Legal

The Miccosukee Tribe in West Miami-Dade faces more scrutiny from the Internal Revenue Service, which is seeking to recover potentially tens of millions of dollars.

The Internal Revenue Service has escalated its investigation into the Miccosukee Indians’ finances, demanding that the West Miami-Dade tribe hand over a mountain of internal records showing millions in allegedly unreported payments from its gambling profits to tribal members.

The IRS’ sweeping new action, which the Miccosukees are trying to stop in Miami federal court, seeks internal documents of the tribe’s gaming distributions during 2006-2010 as well as its council meeting records on tax matters from as far back as 1985.

The agency is demanding a long list of documents — from Miccosukee disbursement statements to check register reports, plus any tax advice from tribal lawyers and accountants. It’s part of an aggressive push to recover potentially tens of millions of dollars in back income taxes.

The tribe lashed out at the IRS.

“No longer is there even a pretense that the United States is not seeking to harass the Miccosukee Tribe and its members,” the tribe claims in court documents.

“The Miccosukee Tribe is not subject to income taxes, yet the IRS seeks all of its records based on sections of the [tax code] that do not even apply to the tribe,” wrote Miccosukee lawyer Bernardo Roman III in court documents.

Roman could not be reached for further comment Tuesday.

The federal agency’s legal battle with the Miccsosukees has been raging over the past decade, with the IRS winning a series of fights over access to the tribe’s financial accounts held by banks and other third parties. The tribe, which has tried to use its sovereign status to block the IRS’ civil probe, might now be on the hook for taxes owed by many of its 600 members.

The reason: The tribe’s status as a sovereign nation means the entity itself is not subject to taxes under federal law. But once the tribe distributes profits from its gambling casino to members, they are individually responsible for reporting and paying taxes on their annual income tax returns, according to the IRS. The tribe is also responsible for reporting and withholding a portion of any personal income distributed from its gambling enterprise featuring bingo-style slot machines and poker.

Earlier this year, the tribe admitted that more than 100 Miccosukee Indians owed the federal government about $25.8 million in back taxes, penalties and interest on income the tribe handed out from its gaming operation off the Tamiami Trail during 2000-05.

A federal judge has repeatedly sided with the IRS in its quest to obtain the tribe’s financial records.

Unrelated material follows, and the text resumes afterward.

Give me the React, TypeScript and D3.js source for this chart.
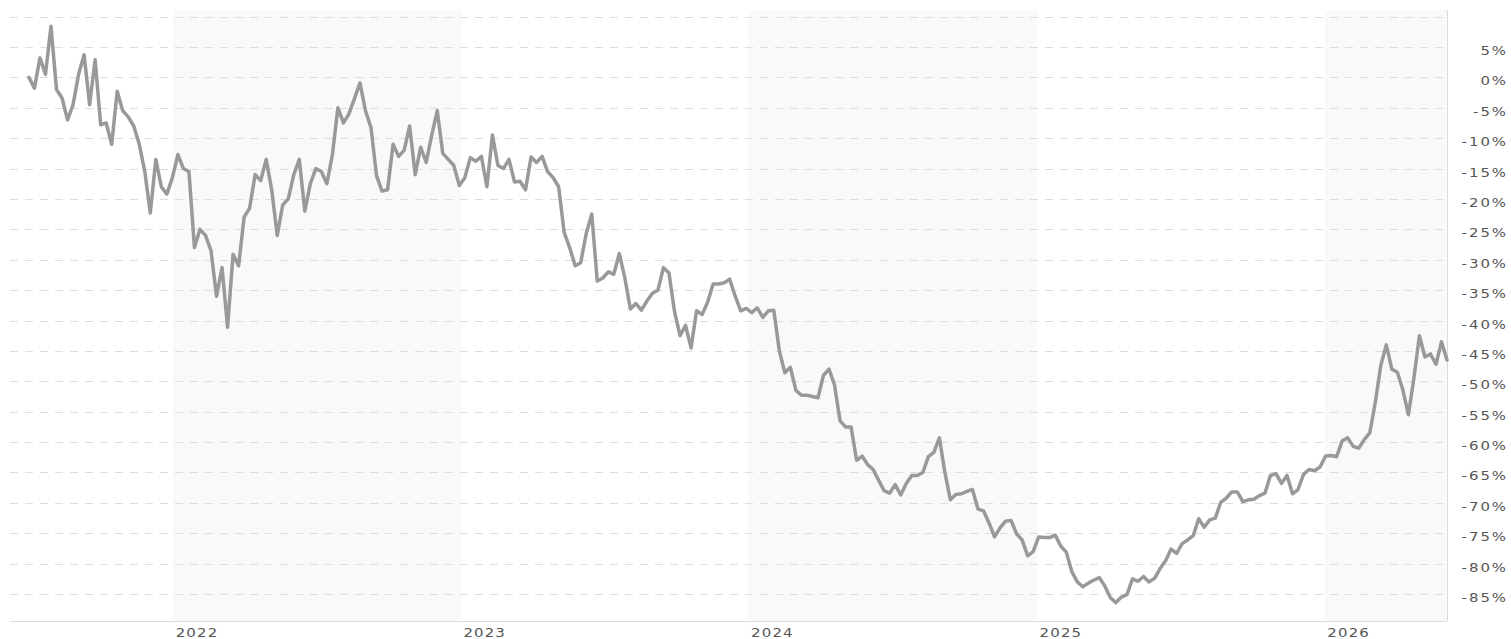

Last month, U.S. District Judge Alan S. Gold denied the tribe’s bid to block the IRS’ summons for Miccosukee financial accounts for 2010.

Gold said the U.S. government’s sovereignty was “superior” to that of the tribe, and therefore the Miccosukees must release their financial records held by Morgan Stanley Smith Barney, American Express, CitiBank and Wachovia.

Gold’s ruling was consistent with his previous decision ordering the tribe to turn over the same financial records for 2006-09.

The tribe has a long history of fighting the federal government over major issues ranging from income taxes to the cleanup of the Everglades.

But since the ouster of Miccosukee Chairman Billy Cypress in late 2009, the tribe has filed one lawsuit after another against the former leader and his inner circle of advisers, including two ex-U.S. attorneys in Miami who represented the Miccosukees.

In a federal suit filed last month, the tribe accused Cypress of stealing $26 million from the Miccosukees to spend on numerous gambling trips, shopping sprees, real-estate investments and luxury cars. The suit claims Cypress conspired with two former Miccosukee financial officers, former U.S. attorneys Dexter Lehtinen and Guy Lewis, and a Miami brokerage firm, Morgan Stanley Smith Barney, to keep the tribe in the dark about his alleged “criminal enterprise.”

The federal racketeering suit claims the tribe did not “discover this massive web of financial theft, embezzlement and fraud until 2010,” when Colley Billie replaced Cypress as the Miccosukee chairman.

The suit details a total of $11.5 million in ATM withdrawals by Cypress at casinos in Las Vegas and elsewhere, along with an additional $4 million in American Express charges for jewelry, restaurants and other expenses, between 2006 and 2009. Cypress also acquired nearly a dozen properties and residences, from Miami-Dade to Panama City Beach, worth a total of $4 million.

The tribe’s suit targeting him is the latest of his legal woes. In 2010, the IRS claimed that Cypress personally owed the government almost $2.8 million in taxes and penalties on $6.65 million in unreported income during 2003-05.